«Aujourd’hui, la fiction est suspecte»
Spectateur amoureux des scènes du monde, le critique et essayiste français Georges Banu décrypte le recours aux «vraies gens» sur les plateaux
Un demi-siècle dans les salles obscures et toujours la même joie. L’essayiste Georges Banu éclaire nos nuits à travers ses livres, Les Voyages du comédien (Gallimard, 2012), Amour et désamour du théâtre (Actes Sud, 2013), entre autres.
Comment expliquez-vous cette présence marquée de non-professionnels sur scène? Ça témoigne d’une méfiance généralisée vis-à-vis de la fiction, des mensonges qu’elle pourrait colporter. Le biographique est une caution pour l’artiste. Ce qu’il va énoncer a à voir avec la vérité. Un exemple? Rwanda 94, ce récit-fleuve conçu par Jacques Delcuvellerie. En ouverture, l’écrivaine Yolande Mukagasana témoigne de la fureur dont les Tutsis ont été victimes. Sans la présence et la parole authentique de Yolande, il n’y a pas de spectacle possible.
Est-ce que cette méfiance des metteurs en scène vis-à-vis de la virtuosité des interprètes est inédite? Non. Un artiste comme le Britannique Peter Brook a souvent fait appel à des comédiens africains, parce qu’il se méfiait de l’excellence à la mode occidentale. Il cherchait autre chose, de moins poli, de plus brut.

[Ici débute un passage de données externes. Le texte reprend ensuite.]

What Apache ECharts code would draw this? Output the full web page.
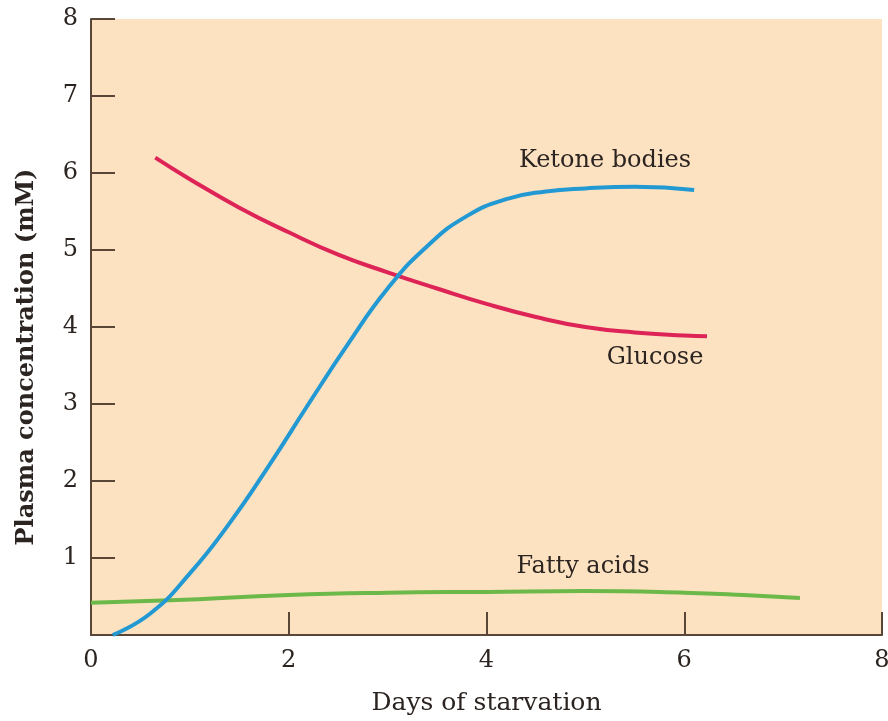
<!DOCTYPE html>
<html>
<head>
<meta charset="utf-8">
<script src="https://cdn.jsdelivr.net/npm/echarts@6/dist/echarts.min.js"></script>
<style>
  html, body { margin: 0; padding: 0; background: #fff; }
  #chart { width: 888px; height: 721px; }
</style>
</head>
<body>
<div id="chart"></div>
<script>
// values (days, mM)
var glucose = [[0.65, 6.2], [1, 5.92], [1.5, 5.55], [2, 5.23], [2.5, 4.94], [3, 4.71], [3.5, 4.5],
    [4, 4.3], [4.5, 4.13], [5, 4.0], [5.5, 3.93], [6, 3.89], [6.23, 3.88]];
var ketone = [[0.22, 0], [0.6, 0.28], [1, 0.8], [1.4, 1.45], [1.8, 2.2], [2.2, 3.0], [2.6, 3.78],
    [3, 4.5], [3.4, 5.05], [3.8, 5.44], [4.2, 5.66], [4.6, 5.76], [5, 5.8], [5.5, 5.82], [6.1, 5.78]];
var fattyAcids = [[0, 0.42], [0.8, 0.45], [2, 0.52], [3, 0.55], [4, 0.56], [5, 0.57], [6, 0.55],
    [6.6, 0.52], [7.17, 0.48]];

var serif = 'DejaVu Serif';
var axisColor = '#5a4636';
var textColor = '#2b2420';

var chart = echarts.init(document.getElementById('chart'));

function lineSeries(name, data, color) {
    return {
        name: name,
        type: 'line',
        data: data,
        smooth: 0.5,
        showSymbol: false,
        lineStyle: { color: color, width: 4 },
        z: 3
    };
}

function note(text, x, y) {
    return {
        type: 'text', x: x, y: y,
        style: { text: text, fontFamily: serif, fontSize: 24, fill: textColor, align: 'center', verticalAlign: 'middle' }
    };
}

var option = {
    animation: false,
    grid: {
        left: 91, top: 19, right: 6, bottom: 86,
        outerBoundsMode: 'none',
        show: true,
        backgroundColor: '#fde2c2',
        borderWidth: 0
    },
    xAxis: {
        type: 'value',
        min: 0, max: 8, interval: 2,
        name: 'Days of starvation',
        nameLocation: 'middle',
        nameGap: 56,
        nameTextStyle: { fontFamily: serif, fontSize: 25, color: textColor },
        axisLine: { show: true, lineStyle: { color: axisColor, width: 2 } },
        axisTick: { show: true, inside: true, length: 23, lineStyle: { color: axisColor, width: 2 } },
        axisLabel: { fontFamily: serif, fontSize: 24, color: textColor, margin: 14 },
        splitLine: { show: false }
    },
    yAxis: {
        type: 'value',
        min: 0, max: 8, interval: 1,
        axisLine: { show: true, lineStyle: { color: axisColor, width: 2 } },
        axisTick: { show: true, inside: true, length: 24, lineStyle: { color: axisColor, width: 2 } },
        axisLabel: {
            fontFamily: serif, fontSize: 24, color: textColor, margin: 13,
            formatter: function (v) { return v === 0 ? '' : String(v); }
        },
        splitLine: { show: false }
    },
    graphic: [
        {
            type: 'text', x: 27, y: 357, rotation: Math.PI / 2,
            style: {
                text: 'Plasma concentration (mM)', fontFamily: serif, fontSize: 24, fontWeight: 'bold',
                fill: textColor, align: 'center', verticalAlign: 'middle'
            }
        },
        note('Ketone bodies', 605, 161),
        note('Glucose', 655, 358),
        note('Fatty acids', 583, 567)
    ],
    series: [
        lineSeries('Fatty acids', fattyAcids, '#6cb94a'),
        lineSeries('Glucose', glucose, '#de2457'),
        lineSeries('Ketone bodies', ketone, '#2399d3')
    ]
};
chart.setOption(option, true);
</script>
</body>
</html>
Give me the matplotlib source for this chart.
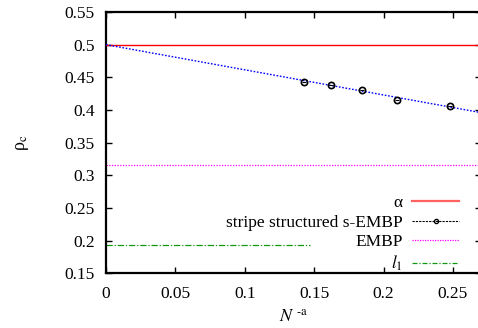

Quel est l’enjeu de spectacles comme «Moi, Corinne Dadat»? Il s’agit d’ouvrir les portes du théâtre, de laisser pénétrer ce qui est étranger à l’art, ce qui est chargé d’une dimension biographique. Ce faisant, on désinhibe le spectateur, on lui suggère que le théâtre n’est pas un sanctuaire pour happy few. On désacralise l’art et on affirme que la salle obscure est le creuset d’un débat politique ou sociétal.
Est-ce que les acteurs professionnels ont encore leur place dans ce théâtre documentaire? Evidemment. Prenez Compassion. L’histoire de la mitraillette, du metteur en scène suisse Milo Rau – au Théâtre de Vidy, en mars 2016. L’artiste plonge dans la guerre civile au Congo. Sur scène, deux interprètes: la jeune Consolate Sipérius, qui est Burundaise et a survécu au massacre des siens; la Suissesse Ursina Lardi, immense comédienne. Ce sont deux vérités qui cohabitent, l’une biographique, l’autre artistique. Et chacune vous bouleverse.